DPC with Gay Talese in 2018.

Today we’re running Lauren Lawrence’s “Dream” tellers, and her subject is Gay Talese, the distinguished author of real life tales. I knew he was older than I but had no idea of his age.

It turns out he was 92 last February which kind of shocked me because I think of him as “older” than I, in age maybe, but really rather young. Because he is; still that guy who was an experienced journalist when he got famous overnight for an Esquire Magazine article” Frank Sinatra Has a Cold.” 

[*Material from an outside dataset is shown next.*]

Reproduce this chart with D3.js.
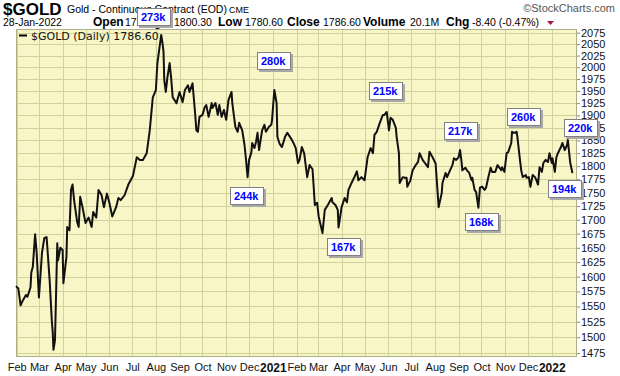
<!DOCTYPE html>
<html><head><meta charset="utf-8">
<script src="https://cdn.jsdelivr.net/npm/d3@7"></script>
<style>
body{margin:0;background:#fff;}
svg{display:block;font-family:"Liberation Sans",Arial,sans-serif;}
</style></head><body>
<svg id="c" width="620" height="376"></svg>
<script>
// ---- data ----
const gold2020 = [
["2020-01-31",1584],["2020-02-03",1580],["2020-02-06",1552],["2020-02-09",1560],["2020-02-13",1569],["2020-02-15",1566],
["2020-02-19",1582],["2020-02-20",1607],["2020-02-22",1617],["2020-02-25",1674],["2020-02-27",1642],["2020-03-01",1565],
["2020-03-05",1641],["2020-03-08",1667],["2020-03-11",1669],["2020-03-12",1651],["2020-03-15",1594],["2020-03-18",1524],
["2020-03-19",1509],["2020-03-20",1480],["2020-03-22",1495],["2020-03-25",1658],["2020-03-26",1628],["2020-03-29",1650],
["2020-04-01",1646],["2020-04-02",1589],["2020-04-06",1634],["2020-04-07",1687],["2020-04-10",1681],["2020-04-12",1755],
["2020-04-14",1765],["2020-04-16",1736],["2020-04-20",1696],["2020-04-22",1687],["2020-04-24",1742],["2020-04-27",1723],
["2020-05-01",1694],["2020-05-05",1704],["2020-05-09",1687],["2020-05-11",1714],["2020-05-15",1704],["2020-05-18",1755],
["2020-05-22",1745],["2020-05-25",1723],["2020-05-29",1748],["2020-06-01",1732],["2020-06-05",1706],["2020-06-10",1723],
["2020-06-13",1740],["2020-06-16",1736],["2020-06-21",1745],["2020-06-26",1765],["2020-07-02",1781],["2020-07-07",1817],
["2020-07-11",1812],["2020-07-15",1812],["2020-07-20",1825],["2020-07-24",1870],["2020-07-28",1937],["2020-08-01",1952],
["2020-08-03",2009],["2020-08-08",2070],["2020-08-10",2048],["2020-08-11",2033],["2020-08-12",1973],["2020-08-14",1948],
["2020-08-16",1977],["2020-08-19",2009],["2020-08-21",1977],["2020-08-23",1937],["2020-08-28",1925],["2020-09-01",1948],
["2020-09-05",1927],["2020-09-08",1952],["2020-09-12",1962],["2020-09-14",1948],["2020-09-18",1966],["2020-09-21",1911],
["2020-09-23",1870],["2020-09-25",1867],["2020-09-27",1897],["2020-10-01",1901],["2020-10-04",1917],["2020-10-06",1921],
["2020-10-09",1897],["2020-10-13",1925],["2020-10-14",1915],["2020-10-18",1925],["2020-10-21",1901],["2020-10-23",1921],
["2020-10-26",1897],["2020-10-29",1911],["2020-11-01",1891],["2020-11-04",1931],["2020-11-08",1948],["2020-11-09",1925],
["2020-11-13",1877],["2020-11-16",1867],["2020-11-18",1885],["2020-11-22",1870],["2020-11-25",1841],["2020-11-27",1812],
["2020-11-29",1779],["2020-12-01",1812],["2020-12-04",1827],["2020-12-05",1845],["2020-12-08",1835],["2020-12-10",1847],
["2020-12-12",1865],["2020-12-14",1831],["2020-12-18",1870],["2020-12-21",1881],["2020-12-23",1867],["2020-12-27",1877],
["2020-12-30",1881],["2020-12-31",1891]
];
const gold2021 = [
["2021-01-03",1952],["2021-01-06",1925],["2021-01-07",1857],["2021-01-10",1843],["2021-01-13",1837],["2021-01-17",1857],
["2021-01-20",1865],["2021-01-26",1851],["2021-01-28",1845],["2021-01-31",1835],["2021-02-03",1806],["2021-02-05",1812],
["2021-02-08",1837],["2021-02-11",1825],["2021-02-15",1779],["2021-02-18",1802],["2021-02-22",1794],["2021-02-25",1727],
["2021-02-28",1731],["2021-03-02",1706],["2021-03-07",1676],["2021-03-10",1718],["2021-03-14",1727],["2021-03-19",1740],
["2021-03-20",1732],["2021-03-24",1727],["2021-03-27",1718],["2021-03-28",1686],["2021-04-01",1723],["2021-04-05",1740],
["2021-04-08",1732],["2021-04-10",1755],["2021-04-14",1768],["2021-04-18",1780],["2021-04-21",1790],["2021-04-23",1773],
["2021-04-27",1779],["2021-05-01",1773],["2021-05-05",1817],["2021-05-09",1835],["2021-05-12",1825],["2021-05-14",1861],
["2021-05-17",1867],["2021-05-21",1885],["2021-05-25",1901],["2021-05-27",1901],["2021-05-30",1907],["2021-06-02",1870],
["2021-06-04",1895],["2021-06-07",1891],["2021-06-11",1875],["2021-06-12",1857],["2021-06-15",1825],["2021-06-16",1768],
["2021-06-20",1779],["2021-06-23",1778],["2021-06-25",1778],["2021-06-26",1761],["2021-06-30",1773],["2021-07-03",1792],
["2021-07-07",1802],["2021-07-10",1808],["2021-07-12",1825],["2021-07-16",1812],["2021-07-19",1806],["2021-07-23",1798],
["2021-07-25",1828],["2021-07-29",1817],["2021-08-02",1805],["2021-08-06",1723],["2021-08-10",1749],["2021-08-11",1768],
["2021-08-15",1787],["2021-08-17",1779],["2021-08-20",1789],["2021-08-24",1802],["2021-08-26",1815],["2021-08-29",1812],
["2021-09-01",1817],["2021-09-03",1831],["2021-09-05",1808],["2021-09-06",1792],["2021-09-10",1797],["2021-09-12",1792],
["2021-09-15",1787],["2021-09-18",1773],["2021-09-19",1778],["2021-09-22",1755],["2021-09-24",1751],["2021-09-27",1722],
["2021-09-29",1759],["2021-10-02",1761],["2021-10-05",1755],["2021-10-07",1759],["2021-10-10",1779],["2021-10-13",1797],
["2021-10-15",1789],["2021-10-19",1789],["2021-10-22",1802],["2021-10-24",1798],["2021-10-27",1792],["2021-10-28",1798],
["2021-10-31",1789],["2021-11-03",1825],["2021-11-05",1827],["2021-11-09",1845],["2021-11-10",1867],["2021-11-13",1865],
["2021-11-16",1867],["2021-11-17",1857],["2021-11-20",1817],["2021-11-22",1792],["2021-11-24",1779],["2021-11-28",1783],
["2021-11-29",1778],["2021-12-02",1779],["2021-12-04",1761],["2021-12-07",1783],["2021-12-10",1779],["2021-12-12",1773],
["2021-12-14",1765],["2021-12-16",1798],["2021-12-19",1789],["2021-12-21",1806],["2021-12-24",1812],["2021-12-27",1808],
["2021-12-29",1825]
];
const gold2022 = [
["2022-01-01",1806],["2022-01-02",1815],["2022-01-05",1789],["2022-01-07",1817],["2022-01-09",1825],["2022-01-13",1837],
["2022-01-15",1845],["2022-01-18",1831],["2022-01-21",1841],["2022-01-22",1851],["2022-01-25",1808],["2022-01-28",1786.6]
];
const volumeLabels = ["273k","280k","244k","215k","167k","217k","168k","260k","220k","194k"];
const volumeDates  = ["2020-07-29","2021-01-03","2020-11-28","2021-05-29","2021-04-04","2021-09-04","2021-10-02","2021-11-26","2022-02-08","2022-01-18"];
const volumePrices = [2109,2013,1743,1949,1651,1869,1696,1897,1875,1757];
const yTicks = d3.range(1475, 2076, 25);
const headerValues = {date:"28-Jan-2022", open:"1795.30", high:"1800.30", low:"1780.60", close:"1786.60", volume:"20.1M", chg:"-8.40 (-0.47%)"};

// ---- layout ----
const L = 16, R = 577, T = 29, B = 357;
const parse = d3.timeParse("%Y-%m-%d");
const series = gold2020.concat(gold2021, gold2022).map(d => ({date: parse(d[0]), v: d[1]}));

const x = d3.scaleTime().domain([new Date(2020,0,31), new Date(2022,1,3)]).range([L, R]);
const y = d3.scaleLog().domain([1475, 2075]).range([353, 32.7]);

const svg = d3.select("#c");
svg.append("rect").attr("width",620).attr("height",376).attr("fill","#fff");

// plot background
svg.append("rect").attr("x",L).attr("y",T).attr("width",R-L).attr("height",B-T).attr("fill","#f8f6c6");

// grid
const months = d3.timeMonth.range(new Date(2020,1,1), new Date(2022,1,1));
svg.append("g").selectAll("line").data(yTicks).join("line")
  .attr("x1",L).attr("x2",R).attr("y1",d=>Math.round(y(d))+0.5).attr("y2",d=>Math.round(y(d))+0.5)
  .attr("stroke","#d0d29c").attr("stroke-width",1);
svg.append("g").selectAll("line").data(months).join("line")
  .attr("x1",d=>Math.round(x(d))+0.5).attr("x2",d=>Math.round(x(d))+0.5).attr("y1",T).attr("y2",B)
  .attr("stroke","#d0d29c").attr("stroke-width",1);

// border
svg.append("rect").attr("x",L+0.5).attr("y",T+0.5).attr("width",R-L-1).attr("height",B-T-1)
  .attr("fill","none").attr("stroke","#b0b088");

// y axis
const yAxis = d3.axisRight(y).tickValues(yTicks).tickFormat(d3.format("d")).tickSize(3).tickPadding(1);
const gy = svg.append("g").attr("transform",`translate(${R},0)`).call(yAxis);
gy.select(".domain").remove();
gy.selectAll("line").attr("stroke","#888");
gy.selectAll("text").attr("font-size",11).attr("fill","#111").attr("font-family","Liberation Sans, Arial, sans-serif");

// x axis
const xAxis = d3.axisBottom(x).tickValues(months).tickSize(0).tickPadding(6)
  .tickFormat(d => d.getMonth()===0 ? d3.timeFormat("%Y")(d) : d3.timeFormat("%b")(d));
const gx = svg.append("g").attr("transform",`translate(0,${B})`).call(xAxis);
gx.select(".domain").remove();
gx.selectAll("text").attr("fill","#111").attr("font-family","Liberation Sans, Arial, sans-serif")
  .attr("font-weight", d => d.getMonth()===0 ? "bold" : "normal")
  .attr("font-size", d => d.getMonth()===0 ? 12 : 11);

// price line
const line = d3.line().x(d=>x(d.date)).y(d=>y(d.v));
svg.append("path").datum(series).attr("d",line).attr("fill","none")
  .attr("stroke","#111").attr("stroke-width",2).attr("stroke-linejoin","round");

// legend
svg.append("line").attr("x1",19).attr("x2",27).attr("y1",35.5).attr("y2",35.5).attr("stroke","#000").attr("stroke-width",2);
svg.append("text").attr("x",31).attr("y",40).attr("font-family","DejaVu Sans, Verdana, sans-serif").attr("font-size",11)
  .attr("fill","#111").text("$GOLD (Daily) " + headerValues.close);

// header
const hdr = svg.append("g").attr("fill","#000");
hdr.append("text").attr("x",3).attr("y",15).attr("font-size",17).attr("font-weight","bold").text("$GOLD");
hdr.append("text").attr("x",67).attr("y",13).attr("font-size",10.5).text("Gold - Continuous Contract (EOD)");
hdr.append("text").attr("x",229).attr("y",13).attr("font-size",9).text("CME");
hdr.append("text").attr("x",615).attr("y",12).attr("text-anchor","end").attr("font-size",11).attr("fill","#555").text("\u00A9StockCharts.com");
const row = [
  {t:headerValues.date, x:3, b:false},
  {t:"Open", x:93, b:true},{t:headerValues.open, x:125, b:false},
  {t:"High", x:142, b:true},{t:headerValues.high, x:174, b:false},
  {t:"Low", x:218, b:true},{t:headerValues.low, x:245, b:false},
  {t:"Close", x:287, b:true},{t:headerValues.close, x:323, b:false},
  {t:"Volume", x:363, b:true},{t:headerValues.volume, x:410, b:false},
  {t:"Chg", x:446, b:true},{t:headerValues.chg, x:472, b:false}
];
hdr.selectAll("text.r").data(row).join("text").attr("class","r")
  .attr("x",d=>d.x).attr("y",26).attr("font-size",d=>d.b?12:10.5).attr("font-weight",d=>d.b?"bold":"normal").text(d=>d.t);
hdr.append("path").attr("d","M547,21 L554,21 L550.5,25 Z").attr("fill","#b0103a");

// volume annotation boxes
const W = 34, H = 18;
const ann = volumeLabels.map((t,i)=>({t, cx:x(parse(volumeDates[i])), cy:y(volumePrices[i])}));
const ga = svg.append("g");
ga.selectAll("rect.s").data(ann).join("rect").attr("class","s")
  .attr("x",d=>Math.round(d.cx-W/2)+2).attr("y",d=>Math.round(d.cy-H/2)+2).attr("width",W).attr("height",H).attr("fill","#a8a8a8");
ga.selectAll("rect.b").data(ann).join("rect").attr("class","b")
  .attr("x",d=>Math.round(d.cx-W/2)+0.5).attr("y",d=>Math.round(d.cy-H/2)+0.5).attr("width",W-1).attr("height",H-1)
  .attr("fill","#fff").attr("stroke","#808080");
ga.selectAll("text").data(ann).join("text")
  .attr("x",d=>Math.round(d.cx-W/2)+4).attr("y",d=>Math.round(d.cy-H/2)+13)
  .attr("font-size",11).attr("font-weight","bold").attr("fill","#0000ff").text(d=>d.t);
</script></body></html>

He’s a guy who knows how to tell the truth and maybe leaves you with something to think about. Or maybe laugh. I read the piece back then when I was (almost not a kid anymore). And of course a “cold” was not exactly what Frank had, which Gay delivered in with his own ability to present (sometimes the worst) things but leaving you “getting the whole picture” about the man.

I had the pleasure of actually meeting Gay in the mid-90s. He has a beautiful and brilliant wife, Nan, who was a distinguished editor and publisher, a Vice-President of Doubleday. Now retired. 

We have met only in passing but they were both people who are “open” to people. They also have two very nice daughters who match their parents warmth and industry. Pamela Talese is a painter, some of whose work we’ve shown on the NYSD, and Catherine  is a photographer and photo editor.

Gay, Pamela, and Nan Talese out on the town.
Gay, Pamela, and Nan Talese out on the town. 📸Jared Siskin/©Patrick McMullan

Gay and Nan for many years hosted dinners and particularly a holiday party at their townhouse. For some of us it was definitely the party of the year because the atmosphere was the Taleses’ warmth in their charm. Homey too, here in sophisticated Manhattan. It is/was a gathering where everybody is friendly in the old-fashioned, neighborly sense; everybody even famous or “important” people; all a pleasure to experience. Gay and Nan made that possible in all of us.

Meanwhile, Lauren is prepared to show you another aspect/side of the man offering a peek into his consciousness.

by Lauren Lawrence

The Dream: I recall a dream that centered around my going to a hotel. It seemed that my house was either under repair, or unavailable to me, perhaps because of some construction. I was alone, going to the Pierre Hotel [in New York]. I knew somebody who seemed to be in management — an engaging woman who I had some recognition of, and a great connection with, walked and walked with me through these inside corridors, and answered my questions along the way.

Gay Talese at home. 📸David Shankbone.

I had no baggage. I followed her corridor after corridor, and I was never getting anywhere. I asked her, ‘Where are we, The Waldorf?’ Finally I wound up in another lobby, a second lobby where this room was. This room was in a corner of the lobby. I was dissatisfied. There were people around. And the bathroom was like those in Beijing — a primitive bathroom where people squat.

The Interpretation: In that houses represent the person, a house under construction signifies a transformative state: Something is being built, shaped, assembled or revised — appropriate symbolism for an author in the midst of writing a book — for this is the narrative construction in progress.

Leaving one’s house indicates the wish for emotional distancing and objectivity. There is recognition of an engaging woman in management who fields questions and shows the dreamer the way, because she has done so before: She represents the proverbial muse guiding the writer through the inside subterranean corridors of the imaginative unconscious. Although the path is circuitous, Talese remains on the ground floor, indicating the difficulties of the writing process.

Without belongings — baggage — comes a keener sense of self, and indicates a wish for detachment from the past. The lobby is the reception area symbolic of receiving and receptivity. The people around the room in the corner of the lobby represent an infringement of personal space — the necessary intrusion of novelistic characters perhaps. As writers are observers, residing in a corner of the public lobby affords Talese an otherwise inaccessible view of all the action. The primitive bathroom that entails squatting alludes to staying grounded, laying low, and roughing it out for a while until a transcendent moment is reached.